Gas has ‘chemical’ value (hydrogen and carbon) which is optimally utilised in production of fertiliser. Carbon dioxide generated in the process is fully converted into urea. Higher fractions such as C-2, C-3, C-4 are fruitfully used in the petrochemical sector.
In power, gas is burnt even as chemical value goes waste. All the carbon present in the gas is converted into carbon dioxide and emitted into the atmosphere. It adds to greenhouse gases and, therefore, is detrimental to the environment.
Therefore, fertilisers get ‘top’ priority in gas allocation. LPG is at number two and power gets the third slot. Yet requirements of fertiliser plants are far from fully covered. Against 42 mmscmd, they get 31 mmscmd (15 mmscmd from KG-D6 and 16 mmscmd from ONGC/OIL); the balance 11 mmscmd is met from imported LNG (liquefied natural gas).
Under a policy directive from the government, in 2012-13, five fuel-oil and naphtha-based plants were restructured and switched over to gas. They need 5 mmscmd, thus increasing the uncovered gap to 16 mmscmd.
MPNG proposal envisages diversion of 10 mmscmd from fertiliser to power. That would further reduce availability of domestic gas for fertilisers to 21 mmscmd or just 45% of the total requirement of 47 mmscmd.
At the prevailing price of around $20 per mmBtu, LNG costs $16 per mmBtu more than the current domestic price (4 mmBtu make up 1 million Kcal and 1 standard cubic metre is equal to 10,000 Kcal). Therefore, 1 mmscmd equals 10,000 million Kcal. At $16 per mmBtu, the value of 1 mmscmd is $640,000 (16x4x10,000).
For replacing 10 mmscmd of domestic gas by LNG, the daily extra outgo will be $6.4 million (640,000×10). Annualised, this would be $2.336 billion or R14,000 crore. Add to this R22,400 crore due to the already unmet demand of 16 mmscmd (14000×1.6), and extra burden will be R36,400 crore.
Under urea investment policy (UIP), projects with a total capacity of 20 million tonnes are on the anvil. They would need about 36 mmscmd at 600 cubic metres per tonne). Extra subsidy outgo through LNG route will be R50,000 crore (14,000×3.6).
Where will the money for all this come from? In 2012-13, revised estimate for fertiliser subsidy at R65, 974 crore was short of actual by about R36,000 crore. For 2013-14, allocation is frozen at R65,971 crore.
Even if the actual could be managed within this (most unlikely), the carry-forward of R36,000 crore has to be cleared. Add R36,400 crore due to substitution of domestic gas by LNG, the shortfall would be R72,000 crore!

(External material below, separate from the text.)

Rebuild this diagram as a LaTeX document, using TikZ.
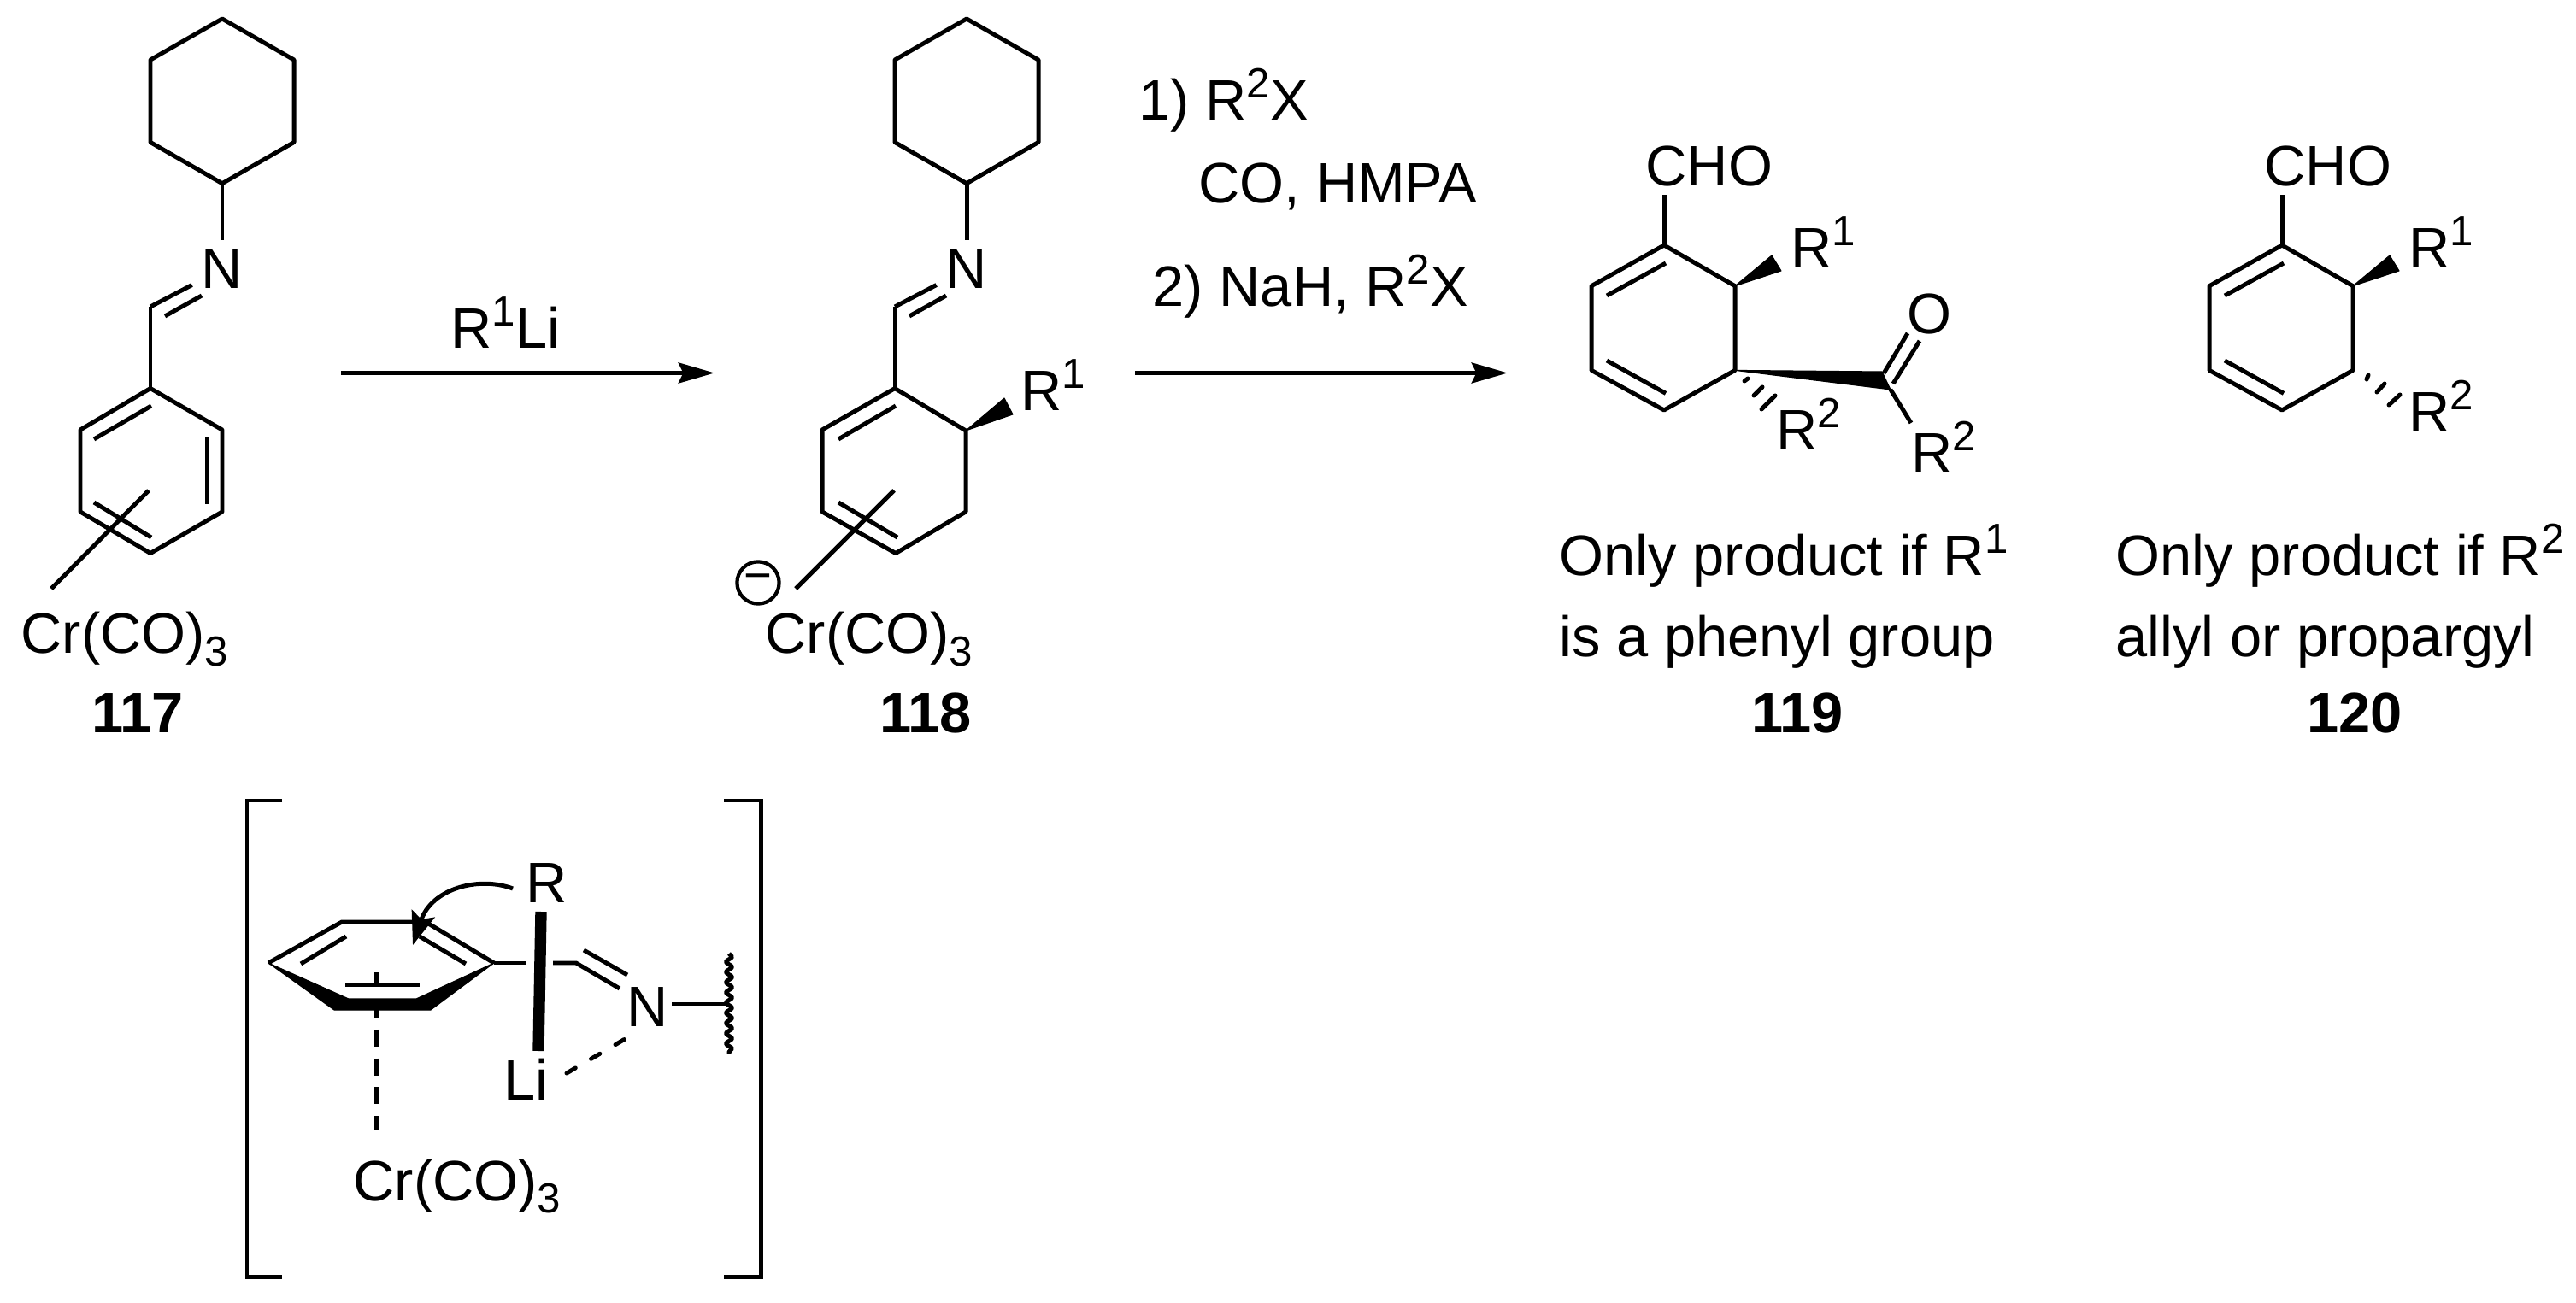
\documentclass[tikz,border=0pt]{standalone}
\usepackage{fontspec}
\setmainfont{Liberation Sans}
\usetikzlibrary{arrows.meta, decorations.pathmorphing}
\newcommand{\upnum}[1]{\raisebox{7.6pt}{\fontsize{14}{15}\selectfont #1}}
\newcommand{\downnum}[1]{\raisebox{-4pt}{\fontsize{14}{15}\selectfont #1}}

\begin{document}
\begin{tikzpicture}[x=0.01cm, y=-0.01cm]
\tikzstyle{bond}=[line width=1.42pt, line join=round]
\tikzstyle{hash}=[line width=1.42pt, line cap=round]
\tikzstyle{wedge}=[fill=black, draw=black, line width=0.3pt, line join=round]
\tikzstyle{react}=[line width=1.42pt, -{Stealth[length=12pt, width=6.8pt, inset=1.6pt]}]
\tikzstyle{chem}=[anchor=base west, inner sep=0pt, font=\fontsize{19}{21}\selectfont]
\tikzstyle{cmpd}=[anchor=base, inner sep=0pt, font=\fontsize{19}{21}\selectfont\bfseries]
\tikzstyle{atom}=[inner sep=3pt, font=\fontsize{19}{21}\selectfont]
\useasboundingbox (0,0) rectangle (3014,1525);

% imines 117 and 118
\foreach \m/\dx in {A/0,B/871} {
\foreach \n/\px/\py in {1/260/22, 2/344/70, 3/344/166.5, 4/260/214.7, 5/176/166.5, 6/176/70} {
\coordinate (h\m\n) at (\px+\dx,\py);
}
\node[atom] (n\m) at (260+\dx,315) {N};
\coordinate (c\m) at (176+\dx,359);
\coordinate (cd\m) at (193+\dx,370);
\coordinate (nd\m) at (236+\dx,346);
\coordinate (r\m) at (176+\dx,454.6);
\draw[bond] (h\m1) -- (h\m2) -- (h\m3) -- (h\m4) -- (h\m5) -- (h\m6) -- cycle;
\draw[bond] (h\m4) -- (n\m);
\draw[bond] (c\m) -- (n\m);
\draw[bond] (cd\m) -- (nd\m);
\draw[bond] (c\m) -- (r\m);
}

% ring of 117
\coordinate (a2) at (260,503);
\coordinate (a3) at (260,599);
\coordinate (a4) at (176,647.5);
\coordinate (a5) at (94,599);
\coordinate (a6) at (94,503);
\draw[bond] (rA) -- (a2) -- (a3) -- (a4) -- (a5) -- (a6) -- cycle;
\coordinate (a7) at (110,514);
\coordinate (a8) at (177,475);
\draw[bond] (a7) -- (a8);
\coordinate (a9) at (242,512);
\coordinate (a10) at (242,590);
\draw[bond] (a9) -- (a10);
\coordinate (a11) at (110,588);
\coordinate (a12) at (177,629);
\draw[bond] (a11) -- (a12);
\node[chem] (crA) at (24,765) {Cr(CO)\downnum{3}};
\coordinate (a13) at (174,574);
\coordinate (a14) at (60,689);
\draw[bond] (a13) -- (a14);
\node[cmpd] (lA) at (161,858) {117};

\coordinate (ar1) at (399,436.5);
\coordinate (ar2) at (836,436.5);
\draw[react] (ar1) -- (ar2);
\node[chem] (rli) at (527,408) {R\upnum{1}Li};

% ring of 118
\coordinate (b2) at (1130,504);
\coordinate (b3) at (1130,599);
\coordinate (b4) at (1048,647.5);
\coordinate (b5) at (962,599);
\coordinate (b6) at (962,503);
\draw[bond] (rB) -- (b2) -- (b3) -- (b4) -- (b5) -- (b6) -- cycle;
\coordinate (b7) at (981,514);
\coordinate (b8) at (1048,475);
\draw[bond] (b7) -- (b8);
\coordinate (b11) at (981,588);
\coordinate (b12) at (1050,629);
\draw[bond] (b11) -- (b12);
\coordinate (b13) at (1046,574);
\coordinate (b14) at (931,689);
\draw[bond] (b13) -- (b14);
\coordinate (b15) at (1175,466);
\coordinate (b16) at (1185,485);
\fill[wedge] (b2) -- (b15) -- (b16) -- cycle;
\node[chem] (rB1) at (1194,481) {R\upnum{1}};
\node[circle, draw, line width=1.2pt, minimum size=14pt, inner sep=0pt, font=\fontsize{16}{16}\selectfont] (chg) at (887,682) {−};
\node[chem] (crB) at (895,765) {Cr(CO)\downnum{3}};
\node[cmpd] (lB) at (1083,858) {118};

\node[chem] (t1) at (1332,141) {1) R\upnum{2}X};
\node[chem] (t2) at (1402,238) {CO, HMPA};
\node[chem] (t3) at (1348,359) {2) NaH, R\upnum{2}X};
\coordinate (ar3) at (1328,436.5);
\coordinate (ar4) at (1764,436.5);
\draw[react] (ar3) -- (ar4);

% dienes 119 and 120
\foreach \m/\dx in {C/0,D/723} {
\foreach \n/\px/\py in {1/1947/287, 2/2030/334.7, 3/2030/433.4, 4/1947/480, 5/1862/433.4, 6/1862/334.7} {
\coordinate (d\m\n) at (\px+\dx,\py);
}
\coordinate (e\m1) at (1880+\dx,346);
\coordinate (e\m2) at (1949+\dx,308);
\coordinate (e\m3) at (1880+\dx,422);
\coordinate (e\m4) at (1949+\dx,460.4);
\coordinate (e\m5) at (2073+\dx,299);
\coordinate (e\m6) at (2084+\dx,317);
\coordinate (e\m7) at (1947+\dx,228);
\draw[bond] (d\m1) -- (d\m2) -- (d\m3) -- (d\m4) -- (d\m5) -- (d\m6) -- cycle;
\draw[bond] (e\m1) -- (e\m2);
\draw[bond] (e\m3) -- (e\m4);
\draw[bond] (d\m1) -- (e\m7);
\fill[wedge] (d\m2) -- (e\m5) -- (e\m6) -- cycle;
\node[chem] (q\m1) at (2095+\dx,314) {R\upnum{1}};
}
\node[chem] (choC) at (1925,218) {CHO};
\node[chem] (choD) at (2649,218) {CHO};

% side chain of 119
\coordinate (f1) at (2202,435);
\coordinate (f2) at (2212,456);
\fill[wedge] (dC3) -- (f1) -- (f2) -- cycle;
\node[atom, inner sep=0pt] (oC) at (2257,368) {O};
\coordinate (f3) at (2204,437);
\coordinate (f4) at (2232,390);
\coordinate (f5) at (2215,449);
\coordinate (f6) at (2246,399);
\coordinate (f7) at (2236,495);
\draw[bond] (f3) -- (f4);
\draw[bond] (f5) -- (f6);
\draw[bond] (f2) -- (f7);
\node[chem] (rC1) at (2236,554) {R\upnum{2}};
\node[chem] (rC2) at (2078,527) {R\upnum{2}};
\foreach \n/\xa/\ya/\xb/\yb in {1/2041/446/2045/443, 2/2052/463/2062/453, 3/2061/479/2077/463} {
\coordinate (g\n) at (\xa,\ya);
\coordinate (k\n) at (\xb,\yb);
\draw[hash] (g\n) -- (k\n);
}

% hashed bond of 120
\foreach \n/\xa/\ya/\xb/\yb in {1/2769/444/2771/439, 2/2781/459/2790/449, 3/2795/474/2808/462} {
\coordinate (m\n) at (\xa,\ya);
\coordinate (p\n) at (\xb,\yb);
\draw[hash] (m\n) -- (p\n);
}
\node[chem] (rD2) at (2818,506) {R\upnum{2}};

% captions
\node[chem] (o1) at (1824,674) {Only product if R\upnum{1}};
\node[chem] (o2) at (1824,769) {is a phenyl group};
\node[cmpd] (lC) at (2103,858) {119};
\node[chem] (o3) at (2475,674) {Only product if R\upnum{2}};
\node[chem] (o4) at (2475,769) {allyl or propargyl};
\node[cmpd] (lD) at (2755,858) {120};

% transition state
\coordinate (s1) at (330,937);
\coordinate (s2) at (289,937);
\coordinate (s3) at (289,1494);
\coordinate (s4) at (330,1494);
\draw[bond, line join=miter] (s1) -- (s2) -- (s3) -- (s4);
\coordinate (s5) at (847,937);
\coordinate (s6) at (890,937);
\coordinate (s7) at (890,1494);
\coordinate (s8) at (847,1494);
\draw[bond, line join=miter] (s5) -- (s6) -- (s7) -- (s8);

\coordinate (u1) at (314,1127);
\coordinate (u2) at (400,1079);
\coordinate (u3) at (498,1079);
\coordinate (u4) at (578,1127);
\coordinate (u5) at (504,1182);
\coordinate (u6) at (391,1182);
\coordinate (u7) at (487,1169);
\coordinate (u8) at (408,1169);
\draw[bond] (u1) -- (u2) -- (u3) -- (u4);
\fill[wedge] (u1) -- (u6) -- (u5) -- (u4) -- (u7) -- (u8) -- cycle;
\coordinate (v1) at (352,1128);
\coordinate (v2) at (405,1096);
\coordinate (v3) at (491,1096);
\coordinate (v4) at (545,1128);
\coordinate (v5) at (404,1153);
\coordinate (v6) at (491,1153);
\coordinate (v7) at (440,1138);
\coordinate (v8) at (440,1153);
\coordinate (v9) at (440,1171);
\coordinate (v10) at (440,1323);
\draw[bond] (v1) -- (v2);
\draw[bond] (v3) -- (v4);
\draw[bond] (v5) -- (v6);
\draw[bond] (v7) -- (v8);
\draw[hash, line cap=butt, dash pattern=on 5.7pt off 3.9pt] (v9) -- (v10);
\node[chem] (crE) at (413,1405) {Cr(CO)\downnum{3}};

\node[chem] (rE) at (615,1057) {R};
\node[chem] (li) at (589,1287) {Li};
\node[atom, inner sep=0pt] (nE) at (758,1179) {N};
\coordinate (w1) at (633,1067);
\coordinate (w2) at (630,1230);
\draw[line width=3.8pt] (w1) -- (w2);
\coordinate (w3) at (616,1127);
\coordinate (w4) at (647,1127);
\coordinate (w5) at (674,1127);
\coordinate (w6) at (725,1157);
\coordinate (w7) at (683,1112);
\coordinate (w8) at (734,1141);
\draw[bond] (u4) -- (w3);
\draw[bond] (w4) -- (w5) -- (w6);
\draw[bond] (w7) -- (w8);
\coordinate (w9) at (786,1175);
\coordinate (w10) at (849,1175);
\draw[bond] (w9) -- (w10);
\coordinate (w11) at (853,1116);
\coordinate (w12) at (853,1233);
\draw[bond, decorate, decoration={snake, segment length=3.4pt, amplitude=1pt}] (w11) -- (w12);
\coordinate (w13) at (663,1256);
\coordinate (w14) at (733,1215);
\draw[hash, dash pattern=on 3.4pt off 6pt] (w13) -- (w14);
\coordinate (w15) at (600,1040);
\coordinate (w16) at (483,1106);
\draw[line width=1.42pt, -{Stealth[length=11pt, width=8pt, inset=2pt]}] (w15) .. controls (560,1025) and (505,1040) .. (w16);

\end{tikzpicture}
\end{document}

This would lead to suspension of payments, liquidity problems and large-scale closure of plants. In 2014-15, situation will be aggravated due to 100% increase in price of domestic gas from April 2014 (Rangarajan effect). Looking further ahead, the non-availability of gas would force abandonment of plants under UIP!
The trigger for acute gas shortage and review of time-tested priorities is the inability of RIL to deliver on its supply commitments. Against 80 mmscmd it was to supply by 2012-13 and 2013-14, the actual production plummeted to 26 mmscmd in 2012-13 and 14 mmscmd in 2013-14.
Sincere efforts are needed to shore up output instead of making ‘alleged’ low gas price a whipping boy. That will give enough money to RIL even at $4.2 per mmBtu help fertiliser plants run optimally and rein in subsidy as well. The government should refrain from altering priorities.
As regards power, allowing so much of capacity on gas was a flawed decision. Having set up these plants and to ensure that capacities are fully utilised, for now they can be hooked to LNG. Consequential higher cost from these may be spread over ‘entire’ power units (from all sources) to smother the effect through a price pooling arrangement. Later, when overall gas supply improves, they can be switched over to domestic gas as done in late 1980s under similar circumstances.